Dove va l’aiuto pubblico allo sviluppo italiano?
1 dicembre 2016
Il dossier "Cooperazione Italia", pubblicato da Openpolis e Oxfam nei giorni scorsi, esamina l’andamento dei fondi destinati dall’Italia all’aiuto pubblico allo sviluppo (ODA).
L'analisi , basata sui dati forniti dal ministero degli Esteri , mette in luce l’evoluzione dei fondi stanziati dall'Italia negli ultimi 5 anni (2010-2015), evidenziando le diverse forme di utilizzo, il rapporto fra impegni presi e stanziamenti, nonché la posizione dell'Italia rispetto agli altri paesi donatori.
A che punto siamo rispetto agli obiettivi sottoscritti ufficialmente?
L’aiuto pubblico allo sviluppo in Italia è regolato dalla legge 125/2014 che disciplina la cooperazione internazionale allo sviluppo.
Nel 2015 l’Italia ha destinato quasi 4 miliardi di euro (3 miliardi e 954 milioni) in ODA, collocandosi al 12° posto nella classifica dei paesi donatori per quanto riguarda l'importo assoluto dei fondi stanziati.
La cifra totale è in aumento negli ultimi 5 anni, ma lo scenario appare meno roseo se si mette in relazione lo stanziamento con il reddito nazionale lordo: nel 2015, l'Italia ha impegnato lo 0.21% del proprio reddito nazionale lordo.

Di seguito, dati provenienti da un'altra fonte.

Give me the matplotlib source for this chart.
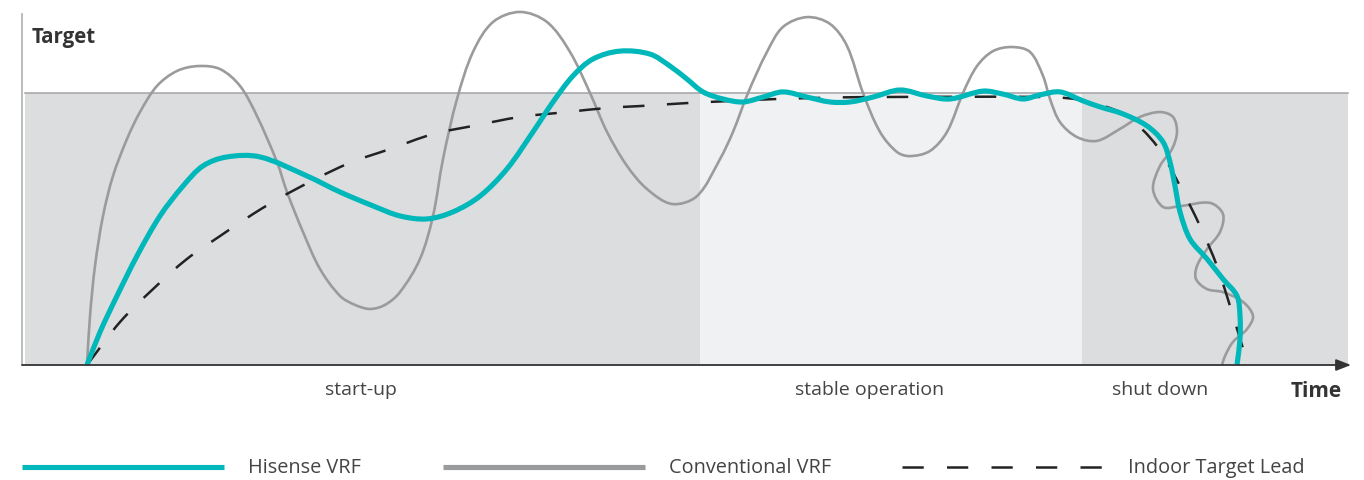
import numpy as np
import matplotlib.pyplot as plt
from matplotlib.lines import Line2D
from matplotlib.path import Path
from matplotlib.patches import PathPatch

# curves: time (arbitrary units) vs level (1.0 = target)
hisense_t = [6.5, 7.8, 9.5, 11.5, 13.8, 16.1, 18.1, 20.5, 23.8, 28.5, 31.8, 35.1, 37.8, 40.5,
             43.1, 45.8, 48.5, 51.1, 53.1, 55.1, 57.1, 59.8, 62.8, 64.8, 66.5, 68.1, 70.1,
             72.1, 74.1, 76.1, 78.5, 80.8, 82.8, 85.1, 87.8, 90.5, 92.8, 96.1, 98.1, 100.1,
             101.8, 103.8, 106.1, 107.8, 110.1, 112.5, 114.1, 114.8, 115.3, 115.8, 116.8,
             118.5, 120.1, 121.5, 121.8, 121.8, 121.5]
hisense_v = [0.0, 0.121, 0.254, 0.401, 0.548, 0.658, 0.732, 0.765, 0.765, 0.695, 0.636, 0.585,
             0.548, 0.537, 0.563, 0.621, 0.721, 0.857, 0.967, 1.063, 1.125, 1.154, 1.143, 1.099,
             1.051, 1.004, 0.978, 0.967, 0.985, 1.004, 0.985, 0.967, 0.967, 0.985, 1.011, 0.989,
             0.978, 1.007, 0.996, 0.978, 0.993, 1.004, 0.971, 0.949, 0.923, 0.879, 0.820, 0.746,
             0.658, 0.563, 0.463, 0.390, 0.316, 0.254, 0.180, 0.096, 0.0]

conv_t = [6.5, 6.8, 7.3, 8.1, 9.1, 10.5, 11.8, 13.5, 15.5, 17.6, 19.8, 21.8, 23.5, 25.5, 26.5,
          28.1, 29.8, 31.8, 33.3, 34.8, 36.3, 37.8, 39.8, 41.1, 42.1, 43.5, 45.1, 47.1, 49.8,
          52.5, 54.8, 56.8, 58.5, 60.5, 62.5, 65.0, 67.5, 69.8, 71.1, 72.6, 74.5, 76.1, 78.5,
          80.8, 82.5, 84.1, 85.8, 87.5, 88.8, 90.8, 92.5, 94.1, 95.5, 97.1, 99.0, 100.8, 102.1,
          102.8, 103.8, 105.5, 107.5, 109.8, 111.8, 113.8, 115.1, 115.5, 115.0, 113.8, 113.1,
          114.1, 115.8, 118.8, 120.1, 119.8, 118.5, 117.5, 117.4, 118.5, 120.1, 122.1, 123.1,
          122.5, 121.1, 120.3, 120.0]
conv_v = [0.0, 0.180, 0.364, 0.548, 0.695, 0.831, 0.930, 1.026, 1.081, 1.099, 1.088, 1.026,
          0.915, 0.746, 0.636, 0.489, 0.353, 0.254, 0.221, 0.206, 0.221, 0.268, 0.390, 0.548,
          0.757, 0.978, 1.151, 1.261, 1.298, 1.261, 1.151, 1.0, 0.857, 0.732, 0.647, 0.592,
          0.621, 0.757, 0.857, 1.0, 1.151, 1.243, 1.279, 1.254, 1.173, 1.0, 0.857, 0.783, 0.768,
          0.787, 0.857, 1.0, 1.099, 1.154, 1.169, 1.151, 1.063, 0.978, 0.893, 0.838, 0.824,
          0.868, 0.912, 0.930, 0.912, 0.857, 0.794, 0.732, 0.647, 0.581, 0.584, 0.596, 0.555,
          0.489, 0.426, 0.364, 0.316, 0.279, 0.268, 0.232, 0.180, 0.132, 0.085, 0.033, 0.0]

lead_t = [6.5, 9.8, 13.1, 16.5, 19.8, 23.1, 26.5, 32.5, 36.8, 41.1, 45.1, 49.8, 54.5, 58.5,
          61.8, 66.5, 71.1, 75.5, 79.8, 84.5, 102.8, 105.8, 108.2, 110.5, 113.5, 115.8, 117.8,
          119.5, 120.8, 122.6]
lead_v = [0.0, 0.158, 0.279, 0.390, 0.474, 0.555, 0.629, 0.739, 0.794, 0.849, 0.879, 0.912,
          0.930, 0.945, 0.952, 0.963, 0.971, 0.978, 0.982, 0.985, 0.985, 0.975, 0.952, 0.915,
          0.805, 0.658, 0.511, 0.364, 0.217, 0.0]

phases = ['start-up', 'stable operation', 'shut down']
phase_pos = [33.9, 84.8, 113.8]
stable_start, stable_end = 67.8, 106.0
legend_labels = ['Hisense VRF', 'Conventional VRF', 'Indoor Target Lead']

TEAL = '#00b7b9'
GRAY = '#9a9b9d'
DARK = '#222222'


def smooth(ax, xs, ys):
    # spline through the read points (tangents weighted by on-screen spacing), as bezier segments
    data = np.column_stack([xs, ys])
    scr = ax.transData.transform(data)
    n = len(data)
    d = np.hypot(*np.diff(scr, axis=0).T)
    verts = [tuple(data[0])]
    codes = [Path.MOVETO]
    for i in range(n - 1):
        p1, p2 = data[i], data[i + 1]
        if i > 0:
            m1 = (p2 - data[i - 1]) * d[i] / (d[i - 1] + d[i])
        else:
            m1 = p2 - p1
        if i + 2 < n:
            m2 = (data[i + 2] - p1) * d[i] / (d[i] + d[i + 1])
        else:
            m2 = p2 - p1
        verts += [tuple(p1 + m1 / 3), tuple(p2 - m2 / 3), tuple(p2)]
        codes += [Path.CURVE4] * 3
    return Path(verts, codes)


plt.rcParams['font.family'] = ['Open Sans', 'DejaVu Sans']

fig = plt.figure(figsize=(13.64, 4.81), dpi=100)
ax = fig.add_axes([22 / 1364, 115 / 481, 1328 / 1364, 356 / 481])
ax.set_xlim(0, 132.8)
ax.set_ylim(0, 356 / 272)

# background bands
ax.axvspan(0.3, 132.6, ymin=0, ymax=272 / 356, color='#dcdddf', lw=0, zorder=0)
ax.axvspan(stable_start, stable_end, ymin=0, ymax=272 / 356, color='#f0f1f3', lw=0, zorder=0.5)
ax.plot([0.3, 132.6], [1, 1], color='#a3a3a5', lw=1.1, zorder=1)

ax.add_patch(PathPatch(smooth(ax, conv_t, conv_v), fill=False, edgecolor=GRAY, lw=1.9,
                       joinstyle='round', zorder=2))
ax.add_patch(PathPatch(smooth(ax, lead_t, lead_v), fill=False, edgecolor=DARK, lw=1.8,
                       linestyle=(0, (8.6, 9.0)), capstyle='butt', zorder=3))
ax.add_patch(PathPatch(smooth(ax, hisense_t, hisense_v), fill=False, edgecolor=TEAL, lw=3.7,
                       joinstyle='round', capstyle='butt', zorder=4))

for s in ['top', 'right', 'bottom']:
    ax.spines[s].set_visible(False)
ax.spines['left'].set_color('#b0b0b0')
ax.spines['left'].set_linewidth(1.2)
ax.spines['left'].set_bounds(0, 351 / 272)
ax.set_xticks([])
ax.set_yticks([])
ax.patch.set_alpha(0)

# time axis arrow
ax.annotate('', xy=(132.9, 0), xytext=(0, 0),
            arrowprops=dict(arrowstyle='-|>,head_length=0.9,head_width=0.35',
                            color='#333333', lw=1.3, shrinkA=0, shrinkB=0),
            annotation_clip=False, zorder=5)

ax.text(1.0, 1.206, 'Target', fontsize=14.8, fontweight='bold', color='#333333',
        va='center', ha='left')
ax.text(132.0, -0.095, 'Time', fontsize=15, fontweight='bold', color='#333333',
        va='center', ha='right', clip_on=False)
for name, pos in zip(phases, phase_pos):
    ax.text(pos, -0.088, name, fontsize=14, color='#444444', va='center', ha='center',
            clip_on=False)


# legend row
def px(x, y):
    return x / 1364, 1 - y / 481


handles = [dict(color=TEAL, lw=3.7, ls='-'),
           dict(color=GRAY, lw=3.7, ls='-'),
           dict(color=DARK, lw=1.8, dashes=(8.5, 9.3))]
starts = [22, 443, 902]
for h, x0, lab in zip(handles, starts, legend_labels):
    (x1, y1), (x2, y2) = px(x0, 468), px(x0 + 202, 468)
    fig.add_artist(Line2D([x1, x2], [y1, y2], solid_capstyle='butt', dash_capstyle='butt', **h))
    tx, ty = px(x0 + 226, 468)
    fig.text(tx, ty, lab, fontsize=14.3, color='#444444', va='center', ha='left')

fig.savefig('out.png', dpi=100)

Rispetto a questo parametro, il paese si colloca solo al 21° posto nella classifica mondiale. Nonostante l’incremento registrato dunque, la discrepanza fra obiettivi ufficiali e impegni presi rimane notevole (l’obiettivo di lungo periodo che i paesi membri del Development Assistance Committee [DAC] dell'OCSE si sono dati è di arrivare a stanziare lo 0,7% del proprio reddito nazionale lordo entro il 2030).

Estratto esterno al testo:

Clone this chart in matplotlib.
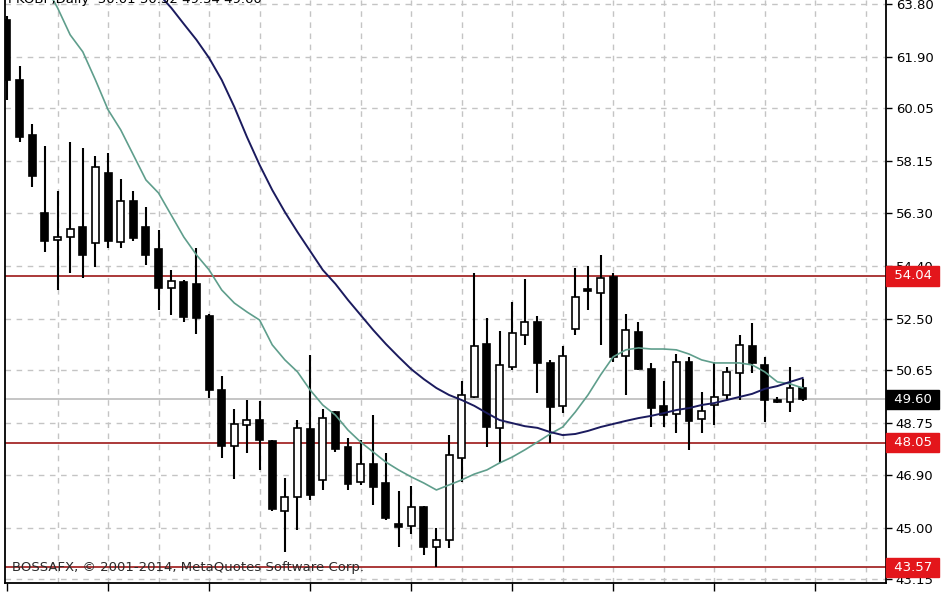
import matplotlib
matplotlib.use("Agg")
import matplotlib.pyplot as plt
import matplotlib.transforms as mtransforms

# daily candles
opens = [63.23, 61.07, 59.09, 56.30, 55.33, 55.43, 55.79, 55.22, 57.73, 55.25,
         56.73, 55.79, 55.00, 53.60, 53.82, 53.75, 52.60, 49.94, 47.93, 48.68,
         48.86, 48.11, 45.60, 46.10, 48.54, 46.71, 49.15, 47.89, 46.64, 47.28,
         46.60, 45.13, 45.06, 45.74, 44.30, 44.55, 47.50, 49.69, 51.59, 48.58,
         50.77, 51.92, 52.38, 50.91, 49.37, 52.13, 53.57, 53.42, 54.00, 51.16,
         52.02, 50.69, 49.37, 49.08, 50.95, 48.90, 49.40, 49.76, 50.55, 51.52,
         50.84, 49.56, 49.51, 50.01]
highs = [63.35, 61.57, 59.49, 58.70, 57.09, 58.84, 58.63, 58.34, 58.45, 57.52,
         57.09, 56.51, 55.69, 54.25, 53.89, 55.04, 52.65, 50.44, 49.26, 49.58,
         49.55, 48.15, 46.78, 48.86, 51.20, 49.26, 49.20, 48.22, 48.14, 49.04,
         47.68, 46.31, 46.49, 45.78, 44.98, 48.32, 50.26, 54.14, 52.53, 52.06,
         53.10, 53.93, 52.60, 51.02, 51.52, 54.32, 54.39, 54.79, 54.14, 52.67,
         52.38, 50.91, 50.26, 51.23, 51.13, 49.87, 50.95, 50.77, 51.91, 52.35,
         51.13, 49.69, 50.77, 50.32]
lows = [60.35, 58.84, 57.23, 54.90, 53.53, 54.14, 53.96, 54.36, 55.04, 55.04,
        55.29, 54.43, 52.81, 52.63, 52.38, 51.95, 49.65, 47.50, 46.74, 47.68,
        47.07, 45.60, 44.12, 44.91, 45.99, 46.35, 47.71, 46.35, 46.53, 45.81,
        45.27, 44.30, 44.77, 44.02, 43.59, 44.27, 46.64, 49.65, 47.89, 47.32,
        50.66, 51.56, 49.83, 48.04, 49.11, 51.91, 52.81, 51.56, 50.95, 49.76,
        50.66, 48.61, 48.61, 48.40, 47.79, 48.40, 48.68, 49.58, 49.58, 50.55,
        48.79, 49.47, 49.15, 49.54]
closes = [61.07, 59.02, 57.62, 55.29, 55.43, 55.72, 54.79, 57.95, 55.29, 56.73,
          55.40, 54.79, 53.60, 53.85, 52.56, 52.53, 49.94, 47.93, 48.72, 48.86,
          48.14, 45.67, 46.10, 48.58, 46.17, 48.93, 47.82, 46.56, 47.28, 46.46,
          45.34, 45.02, 45.74, 44.30, 44.55, 47.61, 49.76, 51.52, 48.61, 50.84,
          51.99, 52.38, 50.91, 49.33, 51.16, 53.28, 53.50, 53.96, 51.13, 52.09,
          50.69, 49.29, 49.04, 50.95, 48.83, 49.19, 49.69, 50.59, 51.56, 50.91,
          49.58, 49.52, 50.01, 49.60]

# moving averages as they appear on the chart
fast_ma_start = 3
fast_ma = [64.48, 63.66, 62.69, 62.08, 61.07, 60.00, 59.28, 58.38, 57.48, 57.01,
           56.22, 55.43, 54.79, 54.25, 53.53, 53.06, 52.74, 52.45, 51.56, 51.02,
           50.59, 49.94, 49.40, 49.04, 48.50, 48.07, 47.71, 47.35, 47.07, 46.82,
           46.60, 46.35, 46.53, 46.71, 46.92, 47.07, 47.32, 47.53, 47.79, 48.07,
           48.36, 48.61, 49.15, 49.76, 50.48, 51.13, 51.38, 51.45, 51.41, 51.41,
           51.38, 51.23, 51.02, 50.91, 50.91, 50.91, 50.84, 50.59, 50.23, 50.16,
           50.01]
slow_ma_start = 12
slow_ma = [64.16, 63.66, 63.08, 62.51, 61.86, 61.07, 60.10, 59.02, 58.02, 57.12,
           56.33, 55.61, 54.93, 54.25, 53.75, 53.17, 52.63, 52.09, 51.59, 51.13,
           50.69, 50.33, 50.01, 49.76, 49.58, 49.37, 49.11, 48.86, 48.75, 48.64,
           48.58, 48.43, 48.32, 48.36, 48.47, 48.61, 48.72, 48.83, 48.93, 49.01,
           49.11, 49.22, 49.29, 49.40, 49.47, 49.58, 49.69, 49.80, 49.98, 50.08,
           50.23, 50.37]

price_ticks = [43.15, 45.00, 46.90, 48.75, 50.65, 52.50, 54.40, 56.30, 58.15,
               60.05, 61.90, 63.80]
levels = [54.04, 48.05, 43.57]
last_price = 49.60

fig = plt.figure(figsize=(9.48, 5.93), dpi=100)
ax = fig.add_axes([5 / 948, 1 - 583 / 593, 881 / 948, 583 / 593])
ax.set_xlim(-0.16, 69.6)
ax.set_ylim(43.01, 63.94)

# grid
for p in price_ticks:
    ax.axhline(p, color="#c4c4c4", lw=1, ls=(0, (4, 4)), zorder=0)
for g in range(4, 70, 4):
    ax.axvline(g, color="#c4c4c4", lw=1, ls=(0, (4, 4)), zorder=0)

# support / resistance and last price
for lv in levels:
    ax.axhline(lv, color="#a52a2a", lw=1.3, zorder=1)
ax.axhline(last_price, color="#c0c0c0", lw=1.3, zorder=1)

# candles
idx = list(range(len(opens)))
ax.vlines(idx, lows, highs, color="black", lw=1.5, zorder=2)
bottoms = [min(o, c) for o, c in zip(opens, closes)]
heights = [max(abs(c - o), 0.05) for o, c in zip(opens, closes)]
faces = ["white" if c > o else "black" for o, c in zip(opens, closes)]
ax.bar(idx, heights, bottom=bottoms, width=0.55, color=faces,
       edgecolor="black", linewidth=1.2, zorder=3)

# moving averages
ax.plot(range(fast_ma_start, fast_ma_start + len(fast_ma)), fast_ma,
        color="#5f9e8c", lw=1.2, zorder=4)
ax.plot(range(slow_ma_start, slow_ma_start + len(slow_ma)), slow_ma,
        color="#1b1b5e", lw=1.4, zorder=4)

# axes look
ax.spines["top"].set_visible(False)
for side in ["left", "right", "bottom"]:
    ax.spines[side].set_color("black")
    ax.spines[side].set_linewidth(1.3)
ax.yaxis.tick_right()
ax.set_yticks(price_ticks)
ax.set_yticklabels([f"{p:.2f}" for p in price_ticks])
ax.tick_params(axis="y", direction="out", length=4, width=1, labelsize=9.5,
               pad=3, colors="black")
ax.set_xticks(range(0, 70, 8))
ax.set_xticklabels([])
ax.tick_params(axis="x", direction="out", length=6, width=1)

trans = mtransforms.blended_transform_factory(ax.transAxes, ax.transData)
for lv in levels:
    ax.text(1.004, lv, f" {lv:.2f} ", transform=trans, ha="left", va="center",
            fontsize=9.5, color="white", zorder=10, clip_on=False,
            bbox=dict(boxstyle="square,pad=0.25", facecolor="#e3161b",
                      edgecolor="#e3161b"))
ax.text(1.004, last_price, f" {last_price:.2f} ", transform=trans, ha="left",
        va="center", fontsize=9.5, color="white", zorder=10, clip_on=False,
        bbox=dict(boxstyle="square,pad=0.25", facecolor="black",
                  edgecolor="black"))

ax.text(0.008, 43.57, "BOSSAFX, \u00a9 2001-2014, MetaQuotes Software Corp.",
        transform=trans, ha="left", va="center", fontsize=9.5,
        color="#2a2a2a", zorder=6)
fig.text(0.008, 1 + 1 / 593, "PKOBP,Daily  50.01 50.32 49.54 49.60",
         ha="left", va="center", fontsize=9.5, color="black")

fig.savefig("out.png", dpi=100)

Come vengono spesi i fondi stanziati?
I fondi messi a disposizione sono suddivisi fra il canale bilaterale – stanziati direttamente dal governo del paese donatore al governo del paese ricevente - e il canale multilaterale, nel qual caso sono veicolati attraverso l’Unione Europea oppure attraverso le organizzazioni internazionali specializzate in cooperazione allo sviluppo (Banca mondiale, Nazioni Unite…).
Mentre cresce la percentuale di fondi destinata all'aiuto bilaterale, fra gli aspetti più interessanti rilevati nella pubblicazione di Openpolis-Oxfam , vi è l'aumento della percentuale di ODA destinata alla gestione dei rifugiati nel paese donatore, inclusi i rimpatri.

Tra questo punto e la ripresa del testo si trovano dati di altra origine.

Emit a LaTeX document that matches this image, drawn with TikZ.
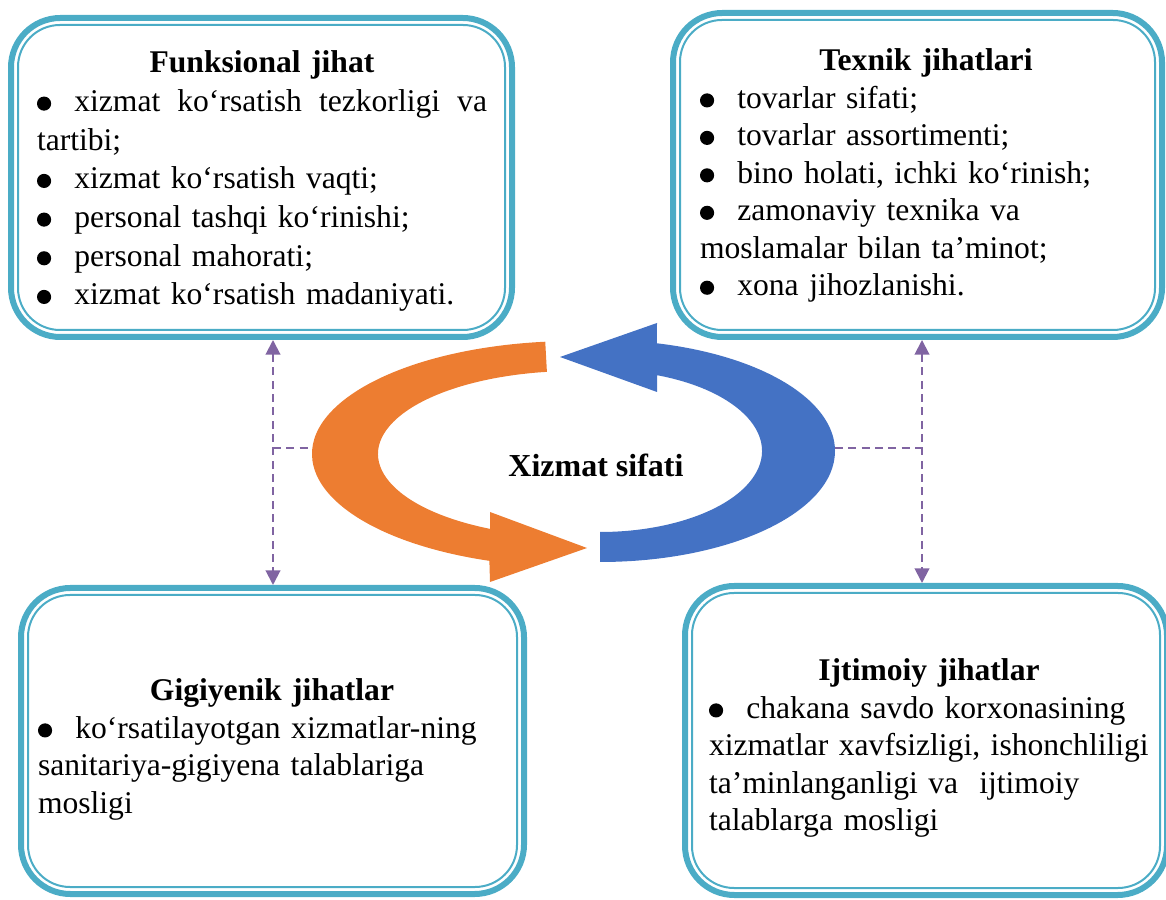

“La maggior parte delle risorse del canale bilaterale viene spesa non nei paesi beneficiari dell'aiuto pubblico allo sviluppo, ma rimane in Italia. Solo nel 2015 sono stati impegnati oltre 960milioni e 838mila euro per l’assistenza dei rifugiati, il 53,19% del budget per l’aps bilaterale (26% circa sul totale dei fondi stanziati).”
Secondo quanto evidenziato nel rapporto, si tratterebbe di una vera e propria “esplosione” della voce di bilancio destinata a “rifugiati nel paese donatore”, che raccoglie il budget destinato all’accoglienza di rifugiati nel nostro paese. Nel 2010 infatti, la stessa voce assorbiva appena lo 0,35% delle risorse bilaterali.
Da un punto di vista formale non vi sono infrazioni: le indicazioni fornite dall’Ocse consentono di includere nell'ODA le spese per la gestione dei rifugiati nel paese donatore nei primi 12 mesi della loro permanenza. La tendenza è peraltro rilevabile nella maggior parte dei paesi DAC, ma vede l’Italia capofila di questa ridefinizione dell'utilizzo dei fondi per l'aiuto allo sviluppo. È comunque lecito chiedersi, come si fa nel dossier che dedica a questo aspetto l'intero quarto capitolo, “se sia lecito che un aspetto di politica interna venga 'addebitato' all’esterno, sottraendo risorse ad attività mirate allo sviluppo economico di paesi ancora svantaggiati”.